TEMPLE SAGRADA FAMÍLIA - BARCELONA

Sagrada Familia research website

As part of an ongoing involvement with the Sagrada Família Church in Barcelona researchers in SIAL lead by Professor Mark Burry are currently working on the following projects:



INVESTIGATION INTO ANTONI GAUDÍ'S FINAL DESIGN MODELS
This project is creating a new scholarly understanding of the Sagrada Família Church in Barcelona, the greatest work of the architect Antoni Gaudí, a major building in the history of architecture and a building that remains under construction today. By adapting a computer-aided design technique known as parametric design to create designs that are consistent with all of the available historical information on the church, new insights are gained into Gaudí's own generative system. The results from these investigations are used to specify how the Church is actually being completed, thus making the church itself a statement of Gaudí's design intent.

NEW ONTO OLD: FLEXIBLE 3D COMPUTER MODELLING TO AID HERITAGE BUILDING RESTORATION, RECYCLING AND EXTENSION
When architects work with existing buildings assumptions need to be made when accurate measurement is impossible through constrained access, and where construction information is hidden within the building fabric. In these situations architects might benefit from interactive (rather than static) computer-aided design models. The Sagrada Família church has proved a useful case study for this research, with its protracted period of construction since 1883, the interruptions of Gaudí's death, the Spanish civil war and the damage and destruction of models and documentation during this period further breaking the continuity, much of the construction underway now meets building that was completed between 10 and 100 years ago.

THE ROSE WINDOW IN THE WEST TRANSEPT
Drawing on Professor Burry's earlier experience in working on the detailed design proposals for the lateral and central naves, the 7 meter wide, 35 meter high Rose window screen wall for the West Transept was researched, modelled parametrically, documented, prototyped in wax and polystyrene and constructed within a twelve month period, using a fast track approach where parts of the design were being stone cut or under construction while the higher reaches were still in design. This involved exploiting new technologies to the full in the network of communication between the researchers in Australia, the technical office on site in Barcelona and the stonemason in Galicia on the other side of Spain. Pioneering approaches to modelling, stereotomy, documentation and communication resulted not only in smooth communication, almost free from queries but in such accuracy in the huge individual granite components, that the 10mm construction tolerance was found to be superfluous.

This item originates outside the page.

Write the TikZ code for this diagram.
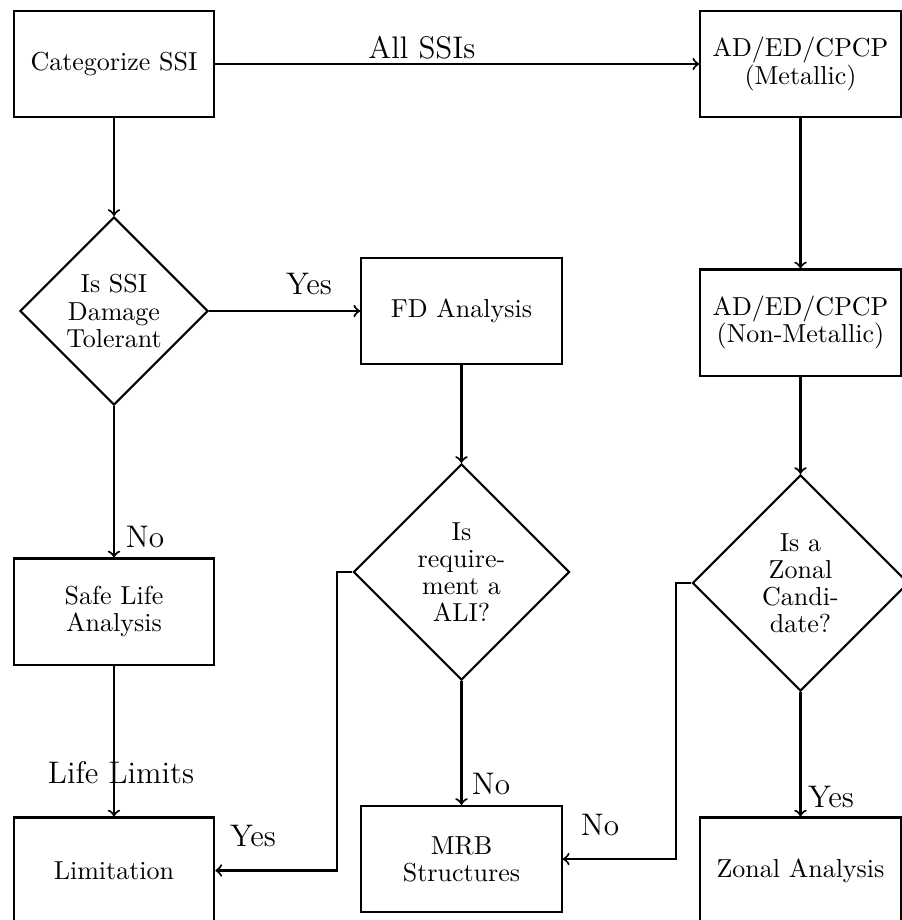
\documentclass[tikz,border=0pt]{standalone}
\usetikzlibrary{shapes.geometric}
\begin{document}
\begin{tikzpicture}[x=0.3846pt,y=-0.3846pt,
  box/.style={draw, thick, rectangle, minimum width=77.1pt, minimum height=40.8pt,
    inner sep=2pt, align=center, font={\fontsize{10}{10.4}\selectfont}},
  decision/.style={draw, thick, diamond, inner sep=0pt},
  dtext/.style={align=center, inner sep=0pt, font={\fontsize{10}{10.4}\selectfont}},
  lbl/.style={inner sep=0pt, font=\large},
  flow/.style={draw, thick, ->}]
\useasboundingbox (0,0) rectangle (902,920);
\clip (0,0) rectangle (902,920);

% process boxes
\node[box] (cat)    at (114,64)    {Categorize SSI};
\node[box] (met)    at (800.5,64)  {AD/ED/CPCP\\(Metallic)};
\node[box] (nonmet) at (800.5,322.5) {AD/ED/CPCP\\(Non-Metallic)};
\node[box] (fd)     at (461.5,311) {FD Analysis};
\node[box] (safe)   at (114,611.5) {Safe Life\\Analysis};
\node[box] (lim)    at (114,870.5) {Limitation};
\node[box] (mrb)    at (461.5,859) {MRB\\Structures};
\node[box] (zonal)  at (800.5,870.5) {Zonal Analysis};

% decisions
\node[decision, minimum width=72.3pt, minimum height=72.3pt] (d1) at (114,311) {};
\node[dtext] (t1) at (d1.center) {Is SSI\\Damage\\Tolerant};
\node[decision, minimum width=83.1pt, minimum height=83.1pt] (d2) at (461.5,572) {};
\node[dtext] (t2) at (d2.center) {Is\\require-\\ment a\\ALI?};
\node[decision, minimum width=83.1pt, minimum height=83.1pt] (d3) at (800.5,583) {};
\node[dtext] (t3) at (d3.center) {Is a\\Zonal\\Candi-\\date?};

% bend points of the side routes
\coordinate (k2) at (337,572);
\coordinate (k3) at (676,583);

% connectors
\path[flow] (cat.east) -- (met.west);
\path[flow] (cat.south) -- (d1.north);
\path[flow] (met.south) -- (nonmet.north);
\path[flow] (d1.east) -- (fd.west);
\path[flow] (d1.south) -- (safe.north);
\path[flow] (fd.south) -- (d2.north);
\path[flow] (safe.south) -- (lim.north);
\path[flow] (d2.west) -- (k2) |- (lim.east);
\path[flow] (d2.south) -- (mrb.north);
\path[flow] (nonmet.south) -- (d3.north);
\path[flow] (d3.west) -- (k3) |- (mrb.east);
\path[flow] (d3.south) -- (zonal.north);

% connector labels
\node[lbl] (lAll)  at (422,48)  {All SSIs};
\node[lbl] (lYes1) at (309,284) {Yes};
\node[lbl] (lNo1)  at (145,537) {No};
\node[lbl] (lLife) at (121,773) {Life Limits};
\node[lbl] (lYes2) at (253,836) {Yes};
\node[lbl] (lNo2)  at (491,784) {No};
\node[lbl] (lNo3)  at (600,825) {No};
\node[lbl] (lYes3) at (831,797) {Yes};
\end{tikzpicture}
\end{document}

THE COLONNADE AND GABLE OF THE WEST TRANSEPT
This part of the church is currently under investigation. There are no plaster models of this area from Gaudí's time. The explicit evidence consists of a drawing, a 1:25 plaster model interpretation of one half of the whole western portal assembly completed in the 1980s and plans sections and elevations drawn throughout the second half of the twentieth century relating this to the whole of the west transept.

The first stage has been to understand the lineage and reasoning for past interpretation and changes in interpretation. In this work an overall understanding of the developments in Gaudí's final design models for the church as a whole is important in making a reasoned interpretation of the material representing the proposal for this area in detail. As a first step, the existing plaster model has been digitised to build a computer model that provides the basis for starting to design a flexible parametric model to test different design solutions.